The peace agreement, known as the Malakand Accord, put an end to military operations in Swat and the surrounding regions and established sharia, or Islamic courts. The Malakand Accord was imposed in Malakand, Swat, Shangla, Buner, Dir, Chitral, and Kohistan, a region that encompasses more than one-third of the Northwest Frontier Province.
Sufi Mohammed, the leader of the radical pro-Taliban Tehrik-e-Nifaz-e-Shariat-e-Mohammed [TNSM or the Movement for the Enforcement of Mohammed’s Law], recently called off the peace agreement and ended all peace camps in the region. Sufi blamed President Asif Ali Zardari for failing to sign into federal law the legislation to establish sharia courts and blamed Zardari for any repercussions.
“From now on, President Zardari will be responsible for any situation in Swat,” Sufi said, according to Dawn. “The provincial government is sincere and our agreement with the provincial government is intact, but we are ending our peace camp.”
Sufi claimed to have eschewed violence after being released from prison in November 2007 as a condition of a similar failed peace agreement in Swat. Sufi led more than 10,000 Pakistanis into Afghanistan after the US invasion in 2001. Mullah Fazlullah, the radical anti-government cleric behind the insurgency and terror attacks in Swat, is his son-in-law.

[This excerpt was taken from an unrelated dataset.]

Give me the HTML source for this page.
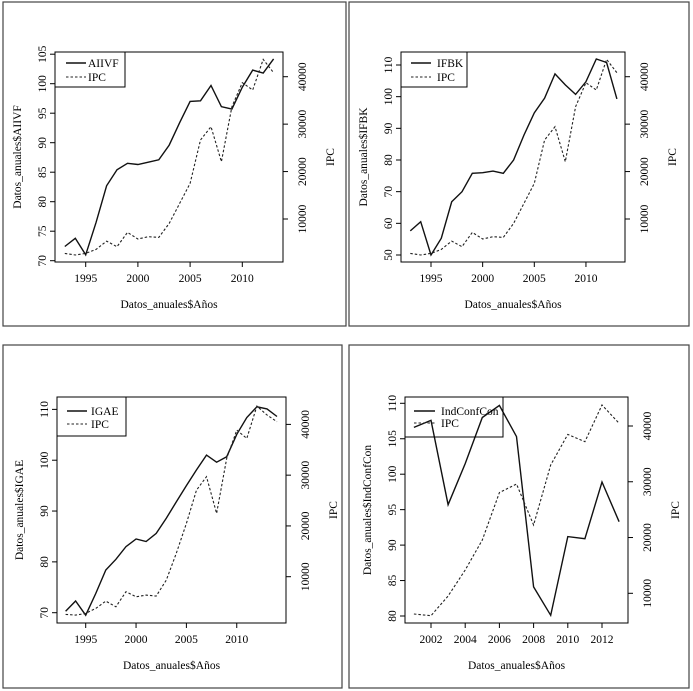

The Swat Taliban and Sufi’s TNSM maintained very close links to the radical administration of the Lal Masjid, or Red Mosque, the pro-Taliban mosque in the heart of Islamabad whose followers enforced sharia and kidnapped policemen just one mile from the seat of government. The Pakistani military stormed the Lal Masjid in July 2007 after a several-month standoff. More than a hundred followers and more than a dozen soldiers were killed in the battle.
In recent interviews, Sufi has declared his hatred for democracy and the West, and described Mullah Omar’s regime in Afghanistan from 1996 to 2001 as “ideal.”
Sufi is the father-in-law of Mullah Fazlullah, the Swat Taliban leader who is responsible for nearly two years of bloody violence in Swat that killed hundreds police and paramilitary troops and caused the exodus of more than 500,000 of Swat’s estimated 1.5 million residents. During the fighting between the Swat Taliban and government forces, the Swat Taliban targeted police officers, tribal leaders, and politicians. Family members of government officials and tribal leaders were killed, and their homes were torched. Suicide attacks and beheadings were commonplace in Swat during the fighting.
The military ceased operations in Swat in February 2009 after it failed to dislodge the Taliban. Sufi brokered a peace agreement between the government and the Taliban. Under the agreement, the government has committed to implement sharia, end the military campaign, and release Taliban prisoners, while the Taliban agreed to end attacks. But the Taliban has violated the agreement several times: the Taliban kidnapped the district coordinating officer and his bodyguards, murdered two soldiers, and captured a Frontier Corps officer and several of his men. In addition, the Taliban never gave up its weapons and continues to conduct armed patrols and manage checkpoints in some regions of Swat. Yet the government has failed to respond to these violations of the accord and instead has released more than 50 Taliban leaders and fighters from custody.
The collapse of the Swat accord takes place as the Swat Taliban are working to take the neighboring district of Buner by force. More than 100 Taliban fighters entered Buner on April 5. Just two days later, the Taliban clashed with local militias and police who are attempting to halt the Taliban advance. Five police and tribal fighters and 16 Taliban were reported killed in the clash, but the Taliban have continued to move through Buner.